* **EXERCISE TASK**
Can you output the material exactly as written, minus any pictures it holds?

═══ RECORDS FOR PROCESSING ═══

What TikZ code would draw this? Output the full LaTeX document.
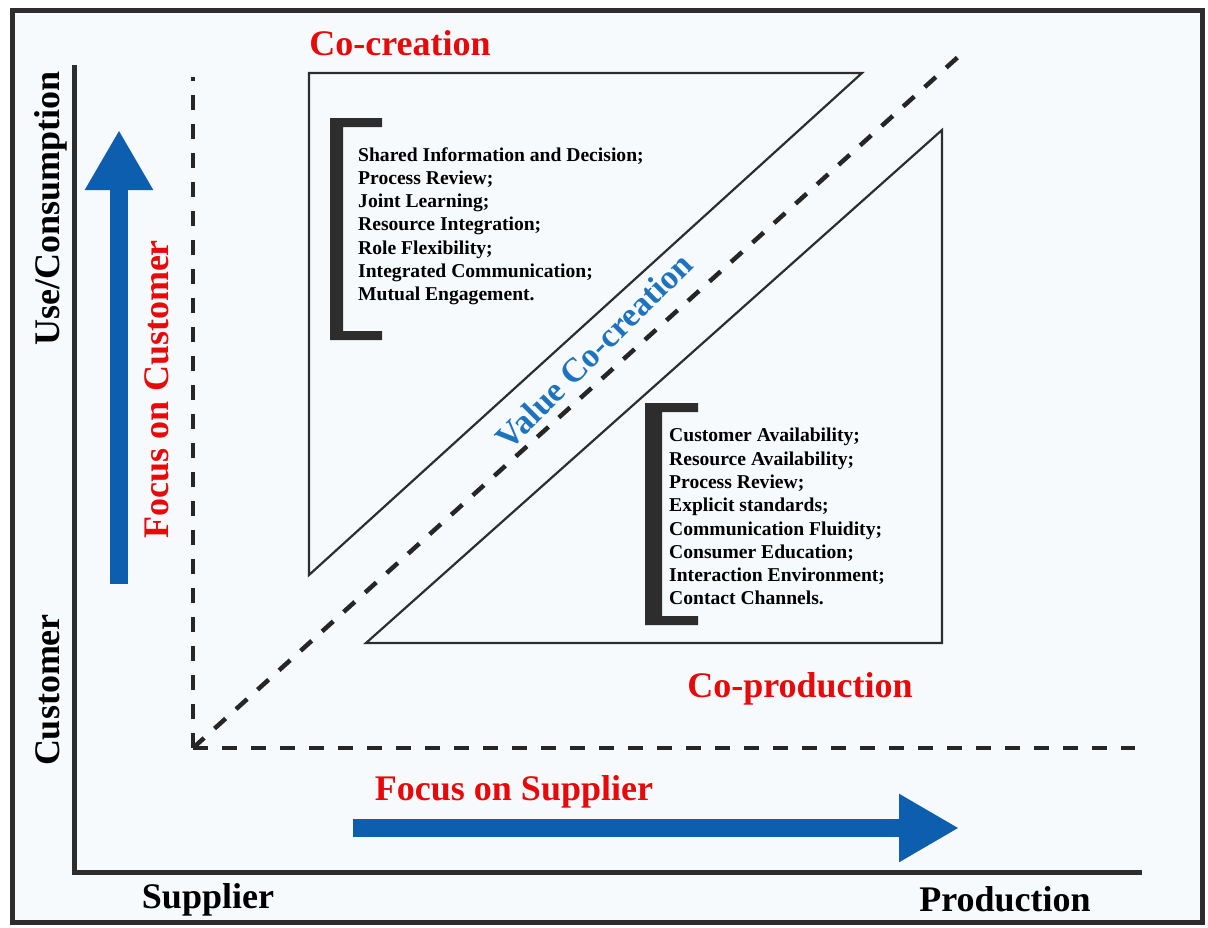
\documentclass[tikz,border=0pt]{standalone}
\usepackage{fontspec}
\setmainfont{Liberation Serif}
\usetikzlibrary{arrows.meta}
\definecolor{bgblue}{RGB}{247,250,252}
\definecolor{frame}{RGB}{45,45,45}
\definecolor{arrowblue}{RGB}{14,94,176}
\definecolor{textblue}{RGB}{30,115,190}
\definecolor{labelred}{RGB}{232,10,10}
\tikzstyle{big} = [font={\fontsize{36}{40}\selectfont\bfseries}, inner sep=0pt]
\tikzstyle{title} = [big, text=labelred]
\tikzstyle{axislabel} = [big, text=black]
\tikzstyle{items} = [font={\fontsize{19.6}{23.3}\selectfont\bfseries}, align=left, inner sep=0pt, anchor=north west]
\tikzstyle{guide} = [draw=black!85, line width=4.5pt, dash pattern=on 15pt off 14pt]
\tikzstyle{zone} = [draw=frame, line width=2.2pt, line join=miter]
\tikzstyle{bracket} = [fill=frame]
\tikzstyle{focus} = [draw=arrowblue, line width=18pt, -{Triangle[width=64pt,length=60pt]}]

\begin{document}
\begin{tikzpicture}[x=1pt,y=-1pt]
    \useasboundingbox (0,0) rectangle (1208,927);
    \fill[white] (0,0) rectangle (1208,927);
    \draw[fill=bgblue, draw=frame, line width=5pt] (12,10) rectangle (1202,922);
    \draw[frame, line width=5pt] (74,65) -- (74,872) -- (1142,872);
    \coordinate (o) at (193,748);
    \coordinate (up) at (193,77);
    \coordinate (right) at (1135,748);
    \coordinate (diag) at (958,57);
    \draw[guide] (o) -- (up);
    \draw[guide] (o) -- (right);
    \draw[guide] (o) -- (diag);
    \draw[zone] (309,73) -- (862,73) -- (309,575) -- cycle;
    \draw[zone] (942,130) -- (942,643) -- (366,643) -- cycle;
    \fill[bracket] (330,118) -- (382,118) -- (382,127) -- (343,127) -- (343,331) -- (382,331) -- (382,340) -- (330,340) -- cycle;
    \fill[bracket] (645,403) -- (698,403) -- (698,412) -- (662,412) -- (662,616) -- (698,616) -- (698,625) -- (645,625) -- cycle;
    \node[items](creation items) at (358,147){Shared Information and Decision;\\Process Review;\\Joint Learning;\\Resource Integration;\\Role Flexibility;\\Integrated Communication;\\Mutual Engagement.};
    \node[items](production items) at (669,428){Customer Availability;\\Resource Availability;\\Process Review;\\Explicit standards;\\Communication Fluidity;\\Consumer Education;\\Interaction Environment;\\Contact Channels.};
    \node[title](cocreation) at (400,43){Co-creation};
    \node[title](coproduction) at (800,689){Co-production};
    \node[title](supplierfocus) at (514,792){Focus on Supplier};
    \node[title,rotate=90](customerfocus) at (157,389){Focus on Customer};
    \node[inner sep=0pt,font={\fontsize{34}{36}\selectfont\bfseries},text=textblue,rotate=45](value) at (594,351){Value Co-creation};
    \node[axislabel,rotate=90](use) at (51,208){Use/Consumption};
    \node[axislabel,rotate=90](customer) at (48,690){Customer};
    \node[axislabel,anchor=base](supplier) at (208,908){Supplier};
    \node[axislabel,anchor=base](production) at (1005,911){Production};
    \coordinate (vstart) at (119,584);
    \coordinate (vend) at (119,130);
    \coordinate (hstart) at (353,828);
    \coordinate (hend) at (959,828);
    \draw[focus] (vstart) -- (vend);
    \draw[focus] (hstart) -- (hend);
  \end{tikzpicture}
\end{document}
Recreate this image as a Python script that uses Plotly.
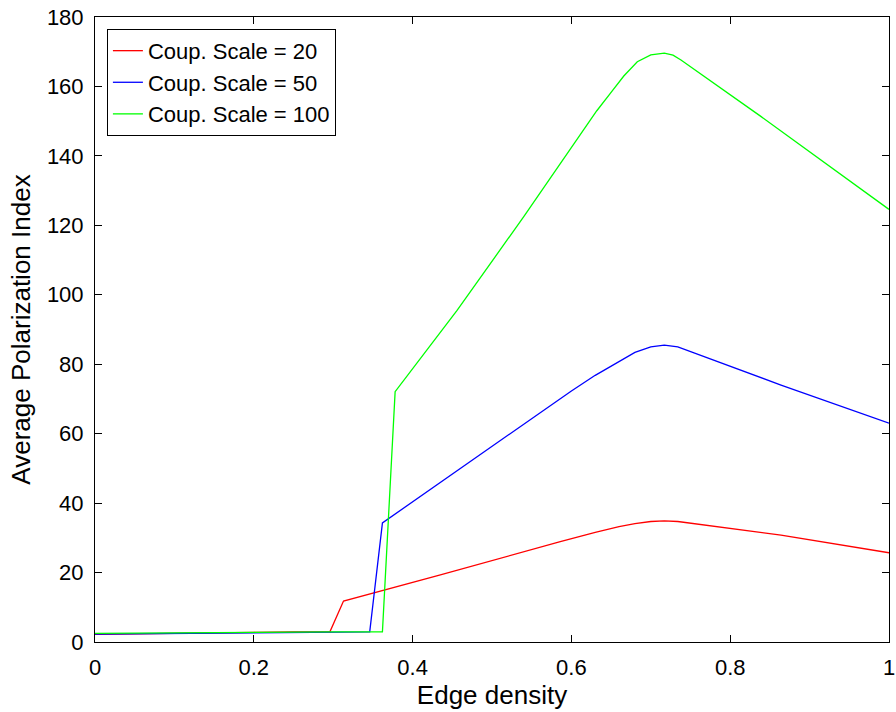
import plotly.graph_objects as go

# Edge density samples and series values
x_red = [0.0, 0.05, 0.1, 0.15, 0.2, 0.25, 0.296, 0.313, 0.435, 0.586, 0.60, 0.63, 0.66, 0.68, 0.70, 0.717, 0.734, 0.864, 1.0]
y_red = [2.2, 2.4, 2.5, 2.7, 2.8, 2.9, 3.0, 11.8, 19.3, 28.9, 29.8, 31.6, 33.2, 34.1, 34.7, 34.9, 34.7, 30.8, 25.7]

x_blue = [0.0, 0.05, 0.1, 0.15, 0.2, 0.25, 0.3, 0.346, 0.362, 0.435, 0.586, 0.60, 0.63, 0.66, 0.68, 0.70, 0.717, 0.734, 0.864, 1.0]
y_blue = [2.3, 2.4, 2.5, 2.7, 2.8, 2.9, 2.9, 2.9, 34.3, 46.0, 70.2, 72.3, 76.8, 80.8, 83.4, 85.0, 85.5, 85.0, 74.0, 63.0]

x_green = [0.0, 0.05, 0.1, 0.15, 0.2, 0.25, 0.3, 0.346, 0.362, 0.378, 0.456, 0.540, 0.616, 0.632, 0.649, 0.666, 0.683, 0.70, 0.717, 0.728, 0.738, 0.839, 1.0]
y_green = [2.5, 2.6, 2.7, 2.8, 2.9, 2.9, 2.9, 2.9, 2.9, 72.1, 95.5, 122.5, 147.5, 153.0, 158.0, 163.0, 167.1, 169.1, 169.6, 169.0, 167.6, 151.3, 124.6]

names = ["Coup. Scale = 20", "Coup. Scale = 50", "Coup. Scale = 100"]
colors = ["#ff0000", "#0000ff", "#00ff00"]

x_ticks = [0, 0.2, 0.4, 0.6, 0.8, 1]
x_ticklabels = ["0", "0.2", "0.4", "0.6", "0.8", "1"]
y_ticks = [0, 20, 40, 60, 80, 100, 120, 140, 160, 180]

fig = go.Figure()
for xs, ys, nm, c in zip([x_red, x_blue, x_green], [y_red, y_blue, y_green], names, colors):
    fig.add_trace(go.Scatter(x=xs, y=ys, mode="lines", name=nm,
                             line=dict(color=c, width=1.3)))

FONT = "Liberation Sans, Arial, Helvetica, sans-serif"

fig.update_layout(
    width=896, height=712,
    margin=dict(l=95, r=7, t=17, b=70, autoexpand=False),
    paper_bgcolor="white", plot_bgcolor="white",
    font=dict(family=FONT, size=22, color="black"),
    showlegend=True,
    legend=dict(x=0.015, y=0.981, xanchor="left", yanchor="top",
                bgcolor="white", bordercolor="black", borderwidth=1,
                font=dict(size=22), tracegroupgap=0, itemwidth=30),
)
fig.update_xaxes(
    range=[0, 1], tickvals=x_ticks, ticktext=x_ticklabels,
    ticks="inside", ticklen=7, tickcolor="black", tickwidth=1,
    showline=True, linecolor="black", linewidth=1, mirror="allticks",
    showgrid=False, zeroline=False, ticklabelstandoff=6, automargin=False,
    title=dict(text="Edge density", standoff=3),
)
fig.update_yaxes(
    range=[0, 180], tickvals=y_ticks,
    ticks="inside", ticklen=7, tickcolor="black", tickwidth=1,
    showline=True, linecolor="black", linewidth=1, mirror="allticks",
    showgrid=False, zeroline=False, ticklabelstandoff=6, automargin=False,
    title=dict(text="Average Polarization Index", standoff=8),
)

fig.write_html("out.html")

═══

* **RESPONSE BELOW**
What TikZ code would draw this? Output the full LaTeX document.
\documentclass[tikz,border=0pt]{standalone}
\usepackage{fontspec}
\setmainfont{Liberation Serif}
\usetikzlibrary{arrows.meta}
\definecolor{bgblue}{RGB}{247,250,252}
\definecolor{frame}{RGB}{45,45,45}
\definecolor{arrowblue}{RGB}{14,94,176}
\definecolor{textblue}{RGB}{30,115,190}
\definecolor{labelred}{RGB}{232,10,10}
\tikzstyle{big} = [font={\fontsize{36}{40}\selectfont\bfseries}, inner sep=0pt]
\tikzstyle{title} = [big, text=labelred]
\tikzstyle{axislabel} = [big, text=black]
\tikzstyle{items} = [font={\fontsize{19.6}{23.3}\selectfont\bfseries}, align=left, inner sep=0pt, anchor=north west]
\tikzstyle{guide} = [draw=black!85, line width=4.5pt, dash pattern=on 15pt off 14pt]
\tikzstyle{zone} = [draw=frame, line width=2.2pt, line join=miter]
\tikzstyle{bracket} = [fill=frame]
\tikzstyle{focus} = [draw=arrowblue, line width=18pt, -{Triangle[width=64pt,length=60pt]}]

\begin{document}
\begin{tikzpicture}[x=1pt,y=-1pt]
    \useasboundingbox (0,0) rectangle (1208,927);
    \fill[white] (0,0) rectangle (1208,927);
    \draw[fill=bgblue, draw=frame, line width=5pt] (12,10) rectangle (1202,922);
    \draw[frame, line width=5pt] (74,65) -- (74,872) -- (1142,872);
    \coordinate (o) at (193,748);
    \coordinate (up) at (193,77);
    \coordinate (right) at (1135,748);
    \coordinate (diag) at (958,57);
    \draw[guide] (o) -- (up);
    \draw[guide] (o) -- (right);
    \draw[guide] (o) -- (diag);
    \draw[zone] (309,73) -- (862,73) -- (309,575) -- cycle;
    \draw[zone] (942,130) -- (942,643) -- (366,643) -- cycle;
    \fill[bracket] (330,118) -- (382,118) -- (382,127) -- (343,127) -- (343,331) -- (382,331) -- (382,340) -- (330,340) -- cycle;
    \fill[bracket] (645,403) -- (698,403) -- (698,412) -- (662,412) -- (662,616) -- (698,616) -- (698,625) -- (645,625) -- cycle;
    \node[items](creation items) at (358,147){Shared Information and Decision;\\Process Review;\\Joint Learning;\\Resource Integration;\\Role Flexibility;\\Integrated Communication;\\Mutual Engagement.};
    \node[items](production items) at (669,428){Customer Availability;\\Resource Availability;\\Process Review;\\Explicit standards;\\Communication Fluidity;\\Consumer Education;\\Interaction Environment;\\Contact Channels.};
    \node[title](cocreation) at (400,43){Co-creation};
    \node[title](coproduction) at (800,689){Co-production};
    \node[title](supplierfocus) at (514,792){Focus on Supplier};
    \node[title,rotate=90](customerfocus) at (157,389){Focus on Customer};
    \node[inner sep=0pt,font={\fontsize{34}{36}\selectfont\bfseries},text=textblue,rotate=45](value) at (594,351){Value Co-creation};
    \node[axislabel,rotate=90](use) at (51,208){Use/Consumption};
    \node[axislabel,rotate=90](customer) at (48,690){Customer};
    \node[axislabel,anchor=base](supplier) at (208,908){Supplier};
    \node[axislabel,anchor=base](production) at (1005,911){Production};
    \coordinate (vstart) at (119,584);
    \coordinate (vend) at (119,130);
    \coordinate (hstart) at (353,828);
    \coordinate (hend) at (959,828);
    \draw[focus] (vstart) -- (vend);
    \draw[focus] (hstart) -- (hend);
  \end{tikzpicture}
\end{document}
Recreate this image as a Python script that uses Plotly.
import plotly.graph_objects as go

# Edge density samples and series values
x_red = [0.0, 0.05, 0.1, 0.15, 0.2, 0.25, 0.296, 0.313, 0.435, 0.586, 0.60, 0.63, 0.66, 0.68, 0.70, 0.717, 0.734, 0.864, 1.0]
y_red = [2.2, 2.4, 2.5, 2.7, 2.8, 2.9, 3.0, 11.8, 19.3, 28.9, 29.8, 31.6, 33.2, 34.1, 34.7, 34.9, 34.7, 30.8, 25.7]

x_blue = [0.0, 0.05, 0.1, 0.15, 0.2, 0.25, 0.3, 0.346, 0.362, 0.435, 0.586, 0.60, 0.63, 0.66, 0.68, 0.70, 0.717, 0.734, 0.864, 1.0]
y_blue = [2.3, 2.4, 2.5, 2.7, 2.8, 2.9, 2.9, 2.9, 34.3, 46.0, 70.2, 72.3, 76.8, 80.8, 83.4, 85.0, 85.5, 85.0, 74.0, 63.0]

x_green = [0.0, 0.05, 0.1, 0.15, 0.2, 0.25, 0.3, 0.346, 0.362, 0.378, 0.456, 0.540, 0.616, 0.632, 0.649, 0.666, 0.683, 0.70, 0.717, 0.728, 0.738, 0.839, 1.0]
y_green = [2.5, 2.6, 2.7, 2.8, 2.9, 2.9, 2.9, 2.9, 2.9, 72.1, 95.5, 122.5, 147.5, 153.0, 158.0, 163.0, 167.1, 169.1, 169.6, 169.0, 167.6, 151.3, 124.6]

names = ["Coup. Scale = 20", "Coup. Scale = 50", "Coup. Scale = 100"]
colors = ["#ff0000", "#0000ff", "#00ff00"]

x_ticks = [0, 0.2, 0.4, 0.6, 0.8, 1]
x_ticklabels = ["0", "0.2", "0.4", "0.6", "0.8", "1"]
y_ticks = [0, 20, 40, 60, 80, 100, 120, 140, 160, 180]

fig = go.Figure()
for xs, ys, nm, c in zip([x_red, x_blue, x_green], [y_red, y_blue, y_green], names, colors):
    fig.add_trace(go.Scatter(x=xs, y=ys, mode="lines", name=nm,
                             line=dict(color=c, width=1.3)))

FONT = "Liberation Sans, Arial, Helvetica, sans-serif"

fig.update_layout(
    width=896, height=712,
    margin=dict(l=95, r=7, t=17, b=70, autoexpand=False),
    paper_bgcolor="white", plot_bgcolor="white",
    font=dict(family=FONT, size=22, color="black"),
    showlegend=True,
    legend=dict(x=0.015, y=0.981, xanchor="left", yanchor="top",
                bgcolor="white", bordercolor="black", borderwidth=1,
                font=dict(size=22), tracegroupgap=0, itemwidth=30),
)
fig.update_xaxes(
    range=[0, 1], tickvals=x_ticks, ticktext=x_ticklabels,
    ticks="inside", ticklen=7, tickcolor="black", tickwidth=1,
    showline=True, linecolor="black", linewidth=1, mirror="allticks",
    showgrid=False, zeroline=False, ticklabelstandoff=6, automargin=False,
    title=dict(text="Edge density", standoff=3),
)
fig.update_yaxes(
    range=[0, 180], tickvals=y_ticks,
    ticks="inside", ticklen=7, tickcolor="black", tickwidth=1,
    showline=True, linecolor="black", linewidth=1, mirror="allticks",
    showgrid=False, zeroline=False, ticklabelstandoff=6, automargin=False,
    title=dict(text="Average Polarization Index", standoff=8),
)

fig.write_html("out.html")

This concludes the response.